Using Google Cloud Datalab - Accessing Cloud Data

This notebook describes how Google Cloud Datalab integrates within your Google Cloud project, and how you can work with data, manage your notebooks, and invoke APIs that are part of Google Cloud Platform.

An Under-the-Covers Look

Datalab functionality is packaged into a docker container. This container contains a ready-to-use environment including the Python runtime, a set of libraries picked for data analysis and visualization scenarios, Google Cloud Platform integration functionality, and this front-end server enabling this environment.

You can deploy one or more Datalab instances within your Google Cloud Platform project. Access to these instances is based on the IAM policies for your project. Note, however, that each instance is a single-user environment, and trying to share it can cause conflicts.
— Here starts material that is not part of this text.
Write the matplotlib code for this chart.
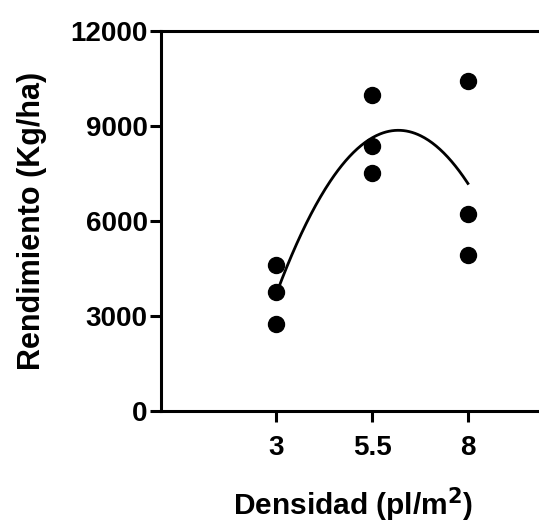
import numpy as np
import matplotlib.pyplot as plt

plt.rcParams['font.family'] = ['Liberation Sans', 'DejaVu Sans']
plt.rcParams['font.weight'] = 'bold'

# Datos
densidad = [3, 3, 3, 5.5, 5.5, 5.5, 8, 8, 8]
rendimiento = [4600, 3760, 2760, 9990, 8360, 7530, 10410, 6230, 4920]

x_ticks = [3, 5.5, 8]
x_tick_labels = ["3", "5.5", "8"]
y_ticks = [0, 3000, 6000, 9000, 12000]

# Ajuste cuadratico
coef = np.polyfit(densidad, rendimiento, 2)
x_fit = np.linspace(3, 8, 200)
y_fit = np.polyval(coef, x_fit)

fig = plt.figure(figsize=(5.39, 5.24), dpi=100)
ax = fig.add_axes([0.2996, 0.2156, 0.7106, 0.7252])

ax.plot(x_fit, y_fit, color="black", lw=2.0)
ax.plot(densidad, rendimiento, "o", color="black", markersize=11.5)

ax.set_xlim(0, 10)
ax.set_ylim(0, 12000)
ax.set_xticks(x_ticks)
ax.set_xticklabels(x_tick_labels)
ax.set_yticks(y_ticks)

for s in ["left", "bottom", "top"]:
    ax.spines[s].set_linewidth(2.2)
ax.spines["right"].set_visible(False)

ax.tick_params(axis="both", width=2.2, length=8, labelsize=20)
ax.tick_params(axis="y", pad=2)
ax.tick_params(axis="x", pad=9)
for lbl in ax.get_xticklabels() + ax.get_yticklabels():
    lbl.set_fontweight("bold")

ax.set_ylabel("Rendimiento (Kg/ha)", fontsize=22, fontweight="bold", labelpad=17)
ax.set_xlabel("Densidad (pl/m$^\\mathbf{2}$)", fontsize=21.5, fontweight="bold", labelpad=18)

fig.savefig("out.png", dpi=100)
Within the instance, the Datalab frontend manages notebooks, notebook sessions, and the corresponding instances of IPython and Python runtime.

Google Cloud Integration


In [ ]:
from google.datalab import Context

context = Context.default()
print('The current project is %s' % context.project_id)

Datalab automatically handles authentication to detect the current project, as well as obtaining the OAuth token used to invoke APIs. In particular, it uses the OAuth token representing the project's service account, rather than an individual user's credentials.

Service Accounts

This is an important detail.

The code you author and the data you access is stored in notebooks that are shared across the project. As such, the authorization used to execute and retrieve that data is based upon the project.

Also, any applications or data pipelines you produce within Datalab are deployed using the project's service account, not individual accounts; this use of the project's service account is generally considered good practice.

Consequently, to access resources contained within another project, you will need to authorize the service account of your Datalab project within that other project, rather than authorize a particular user.


In [ ]:
!gcloud auth list

The above code prints out the list of active accounts.

This service account can also be seen by clicking on the account_circle button in the top-right corner of the Cloud Datalab UI.